Carden Aero Engines Limited was a 1930s British fixed-wing aero-engine manufacturer, based at Heston Aerodrome.

==History==
Sir John Carden established the company in March 1936, while the Flying Flea craze was sweeping Britain. He saw a need for a cheap low-powered propulsion unit for ultralight aircraft. The engine was an adaptation of the well-proven and reliable Ford 10 Model C motor car engine.

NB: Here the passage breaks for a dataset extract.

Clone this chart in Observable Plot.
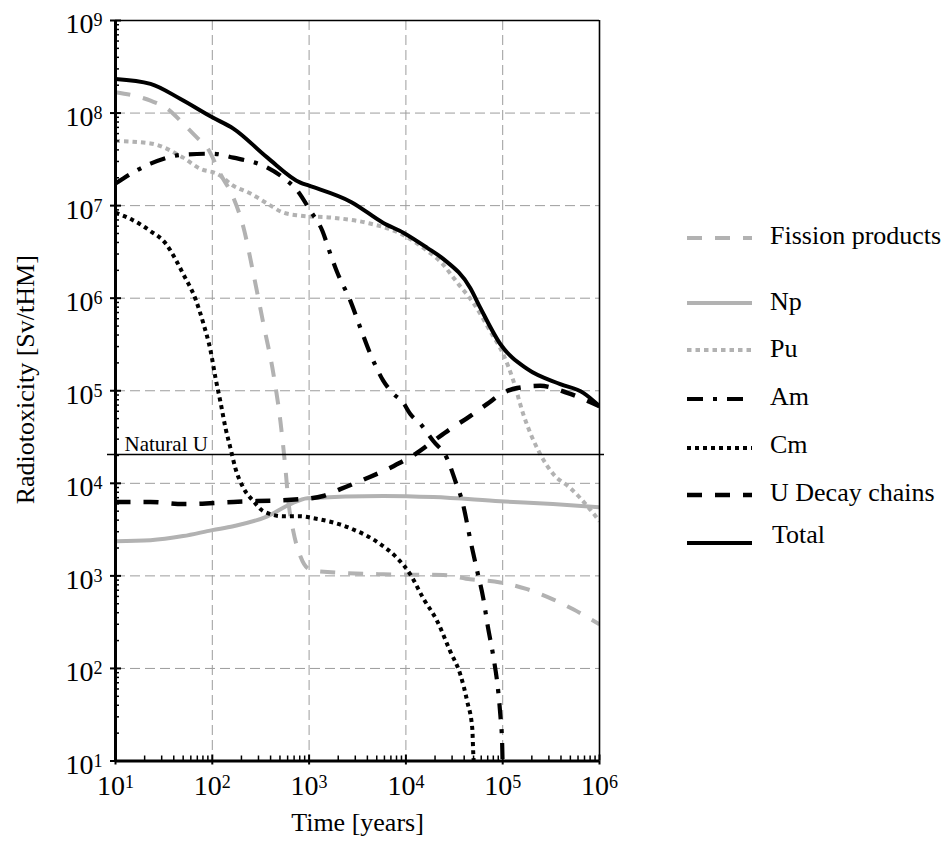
<!DOCTYPE html>
<html><head><meta charset="utf-8">
<script src="https://cdn.jsdelivr.net/npm/d3@7"></script>
<script src="https://cdn.jsdelivr.net/npm/@observablehq/plot@0.6"></script>
<style>
html,body{margin:0;padding:0;background:#fff;overflow:hidden}
#wrap{position:relative;width:946px;height:852px}
</style>
</head><body><div id="wrap"></div>
<script>
// ---- data: [time in years, radiotoxicity in Sv/tHM] ----
const fissionProducts = [[10,1.68e8],[23,1.36e8],[34,1.12e8],[50,7.7e7],[70,5.4e7],[89,4.2e7],[121,2.2e7],[165,1.22e7],[210,5.8e6],[266,1.83e6],[337,5.3e5],[428,1.52e5],[505,4.7e4],[569,1.46e4],[611,6.4e3],[688,3.0e3],[813,1.63e3],[1000,1.18e3],[1250,1.12e3],[5850,1.04e3],[24300,1.02e3],[46200,920],[94400,850],[1.79e5,718],[3.3e5,558],[5.35e5,435],[1e6,300]];
const np = [[10,2.37e3],[23,2.43e3],[50,2.69e3],[100,3.12e3],[165,3.44e3],[371,4.4e3],[641,5.96e3],[960,6.9e3],[5850,7.3e3],[19200,7.1e3],[94400,6.4e3],[3.3e5,5.96e3],[1e6,5.5e3]];
const pu = [[10,5.0e7],[23,4.7e7],[50,3.3e7],[75,2.5e7],[113,2.2e7],[165,1.64e7],[248,1.35e7],[371,1.05e7],[542,8.4e6],[813,7.8e6],[1780,7.4e6],[4000,6.5e6],[8750,5.0e6],[16600,3.25e6],[22600,2.5e6],[34000,1.47e6],[49700,8.9e5],[74400,4.4e5],[1.01e5,2.5e5],[1.29e5,1.28e5],[1.63e5,5.6e4],[2.44e5,2.07e4],[3.33e5,1.26e4],[4.98e5,8.9e3],[7.46e5,5.7e3],[1e6,3.9e3]];
const am = [[10,1.73e7],[14.3,2.2e7],[23,2.84e7],[50,3.55e7],[100,3.64e7],[165,3.3e7],[371,2.57e7],[542,2.0e7],[757,1.45e7],[1030,8.8e6],[1370,5.35e6],[1660,3.0e6],[1960,1.88e6],[2670,9.35e5],[3380,4.8e5],[4290,2.5e5],[5850,1.28e5],[7250,9.5e4],[9400,7.4e4],[11100,5.6e4],[14100,4.4e4],[19200,2.86e4],[26800,1.83e4],[32400,1.06e4],[38200,6.4e3],[47300,2.2e3],[54600,1.12e3],[63000,573],[70400,279],[80000,135],[90000,56],[94400,32],[98800,15],[1e5,8]];
const cm = [[10,8.4e6],[15,7.0e6],[23,5.3e6],[33,3.9e6],[42,2.6e6],[50,1.83e6],[67,9.8e5],[81,5.3e5],[96,2.7e5],[108,1.37e5],[121,7.7e4],[137,3.95e4],[154,2.4e4],[173,1.46e4],[210,8.9e3],[266,6.4e3],[337,5.0e3],[542,4.4e3],[813,4.4e3],[1110,4.2e3],[2670,3.27e3],[5450,2.2e3],[8150,1.55e3],[11100,1.04e3],[15100,573],[21100,323],[28700,153],[36500,86],[43000,44],[48500,22.5],[49700,11.8],[51000,8]];
const uDecay = [[10,6.3e3],[23,6.3e3],[50,5.96e3],[165,6.3e3],[813,6.75e3],[1400,7.3e3],[2100,8.65e3],[4000,1.14e4],[7420,1.53e4],[12500,2.07e4],[19200,2.86e4],[28700,3.86e4],[43000,5.07e4],[69300,7.2e4],[1.01e5,9.5e4],[1.41e5,1.07e5],[2.44e5,1.13e5],[4.64e5,9.5e4],[1e6,6.8e4]];
const total = [[10,2.34e8],[23,2.07e8],[47,1.42e8],[100,9.0e7],[165,6.8e7],[371,3.3e7],[813,1.77e7],[1000,1.64e7],[2740,1.09e7],[5850,6.5e6],[9400,5.1e6],[16600,3.5e6],[24300,2.66e6],[46200,1.29e6],[58600,7.9e5],[94400,3.2e5],[1.79e5,1.72e5],[3.93e5,1.18e5],[6.8e5,9.5e4],[1e6,6.8e4]];
const naturalU = 20500;
const seriesNames = ["Fission products","Np","Pu","Am","Cm","U Decay chains","Total"];
const xTicks = [1e1,1e2,1e3,1e4,1e5,1e6];
const yTicks = [1e1,1e2,1e3,1e4,1e5,1e6,1e7,1e8,1e9];
const xLabel = "Time [years]";
const yLabel = "Radiotoxicity [Sv/tHM]";
const naturalULabel = "Natural U";

// ---- styles ----
const GRAY = "#b2b2b2";
const FONT = '"Liberation Serif","Times New Roman",Times,serif';
const styles = [
  {data: fissionProducts, stroke: GRAY, dash: "15,13", width: 4},
  {data: np, stroke: GRAY, dash: null, width: 4},
  {data: pu, stroke: GRAY, dash: "4.5,4", width: 4},
  {data: am, stroke: "#000", dash: "16,10,4,10", width: 4.2},
  {data: cm, stroke: "#000", dash: "4,4", width: 4},
  {data: uDecay, stroke: "#000", dash: "15,13", width: 4.5},
  {data: total, stroke: "#000", dash: null, width: 4}
];
const drawOrder = [1, 2, 0, 5, 4, 3, 6];

const minorX = d3.range(1, 6).flatMap(e => d3.range(2, 10).map(m => m * 10 ** e));
const minorY = d3.range(1, 9).flatMap(e => d3.range(2, 10).map(m => m * 10 ** e));
const fmt = d => `10^${Math.round(Math.log10(d))}`;
const blank = () => "";

const lineMarks = drawOrder.map(i => {
  const s = styles[i];
  return Plot.line(s.data, {
    x: d => d[0], y: d => d[1], stroke: s.stroke, strokeWidth: s.width,
    strokeDasharray: s.dash, strokeLinecap: "butt", strokeLinejoin: "round",
    curve: "monotone-x", clip: true
  });
});

const chart = Plot.plot({
  width: 946, height: 852,
  marginLeft: 115, marginRight: 347, marginTop: 20, marginBottom: 91.5,
  x: {type: "log", domain: [1e1, 1e6]},
  y: {type: "log", domain: [1e1, 1e9]},
  style: {fontFamily: FONT, fontSize: "26px", color: "#000", background: "transparent", overflow: "visible"},
  marks: [
    Plot.gridX(xTicks.slice(1, -1), {stroke: "#9c9c9c", strokeOpacity: 1, strokeWidth: 1, strokeDasharray: "10,5"}),
    Plot.gridY(yTicks.slice(1, -1), {stroke: "#9c9c9c", strokeOpacity: 1, strokeWidth: 1, strokeDasharray: "10,5"}),
    ...lineMarks,
    Plot.ruleY([naturalU], {stroke: "#000", strokeWidth: 1.6, insetLeft: -8, insetRight: -5}),
    Plot.text([naturalU], {y: d => d, frameAnchor: "left", text: () => naturalULabel, textAnchor: "start", lineAnchor: "bottom", dx: 9, dy: -3, fontSize: 21}),
    Plot.ruleX([1e6], {stroke: "#000", strokeWidth: 1.6}),
    Plot.ruleY([1e9], {stroke: "#000", strokeWidth: 1.6}),
    Plot.ruleX([1e1], {stroke: "#000", strokeWidth: 3}),
    Plot.ruleY([1e1], {stroke: "#000", strokeWidth: 3}),
    Plot.axisX(xTicks, {anchor: "bottom", tickSize: 4, tickPadding: 10, fontSize: 28, tickFormat: fmt, label: null, strokeWidth: 2}),
    Plot.axisX(xTicks, {anchor: "bottom", tickSize: -6, tickFormat: blank, label: null, strokeWidth: 2}),
    Plot.axisX(minorX, {anchor: "bottom", tickSize: -5, tickFormat: blank, label: null, strokeWidth: 1.5}),
    Plot.axisY(yTicks, {anchor: "left", tickSize: 5, tickPadding: 8, fontSize: 28, tickFormat: fmt, label: null, strokeWidth: 2}),
    Plot.axisY(yTicks, {anchor: "left", tickSize: -6, tickFormat: blank, label: null, strokeWidth: 2}),
    Plot.axisY(minorY, {anchor: "left", tickSize: -4, tickFormat: blank, label: null, strokeWidth: 1.5}),
    Plot.text([xLabel], {frameAnchor: "bottom", textAnchor: "middle", lineAnchor: "middle", dy: 62, fontSize: 26}),
    Plot.text([yLabel], {frameAnchor: "left", textAnchor: "middle", lineAnchor: "middle", rotate: -90, dx: -90, dy: -11, fontSize: 26})
  ]
});

// superscript exponents in tick labels
const NS = "http://www.w3.org/2000/svg";
chart.querySelectorAll('g[aria-label$="tick label"] text').forEach(t => {
  const m = /^10\^(\d+)$/.exec(t.textContent);
  if (!m) return;
  t.textContent = "";
  const a = document.createElementNS(NS, "tspan"); a.textContent = "10";
  const b = document.createElementNS(NS, "tspan"); b.textContent = m[1];
  b.setAttribute("font-size", "18"); b.setAttribute("dy", "-7");
  t.append(a, b);
});
chart.querySelectorAll('g[aria-label="y-axis tick label"] text').forEach(t => t.setAttribute("dy", "4"));

const wrap = document.getElementById("wrap");
wrap.appendChild(chart);

// legend overlay
const legendLineY = [238, 303, 350, 399, 448, 495, 543];
const legendTextY = [244, 310, 357, 405, 453, 501, 543];
const leg = d3.create("svg").attr("width", 946).attr("height", 852)
  .style("position", "absolute").style("left", "0").style("top", "0")
  .style("font-family", FONT).style("font-size", "26px");
seriesNames.forEach((name, i) => {
  const s = styles[i];
  leg.append("line").attr("x1", 687).attr("x2", 752).attr("y1", legendLineY[i]).attr("y2", legendLineY[i])
    .attr("stroke", s.stroke).attr("stroke-width", s.width).attr("stroke-dasharray", s.dash);
  leg.append("text").attr("x", i === 6 ? 772 : 770).attr("y", legendTextY[i]).attr("fill", "#000").text(name);
});
wrap.appendChild(leg.node());
</script></body></html>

Following the death of Sir John in an air accident in December 1935, the company was taken over by Carden-Baynes Aircraft Ltd, and later sold to Chilton Aircraft Ltd, Chilton Foliat, near Hungerford, Berkshire.

==Engines==
- Carden-Baynes Auxiliary
The Carden-Baynes Auxiliary engine, as used on the Scud III Auxiliary sailplane, was a 2.5 hp Villiers air-cooled two-stroke, capacity 350 cc.
- Carden-Ford 31 hp 4-cyl
A much modified Ford 10 car engine.
- Carden-Ford S.P.1
Further development of the 31 hp engine, with a centric supercharger, 1.1:1 gear ratio, splined propeller shaft extension and horizontal mounting for flush wing mounting. Used exclusively on the Carden-Baynes Bee.

===Aircraft using Carden engines===
Aircraft that have used the Carden-Ford 31 hp engine are: Broughton-Blayney Brawney, B.A.C. Drone, Kronfeld Monoplane, Mignet HM.14 (Flying Flea), Perman Parasol, Taylor Watkinson Dingbat, and Chilton D.W.1 Monoplane.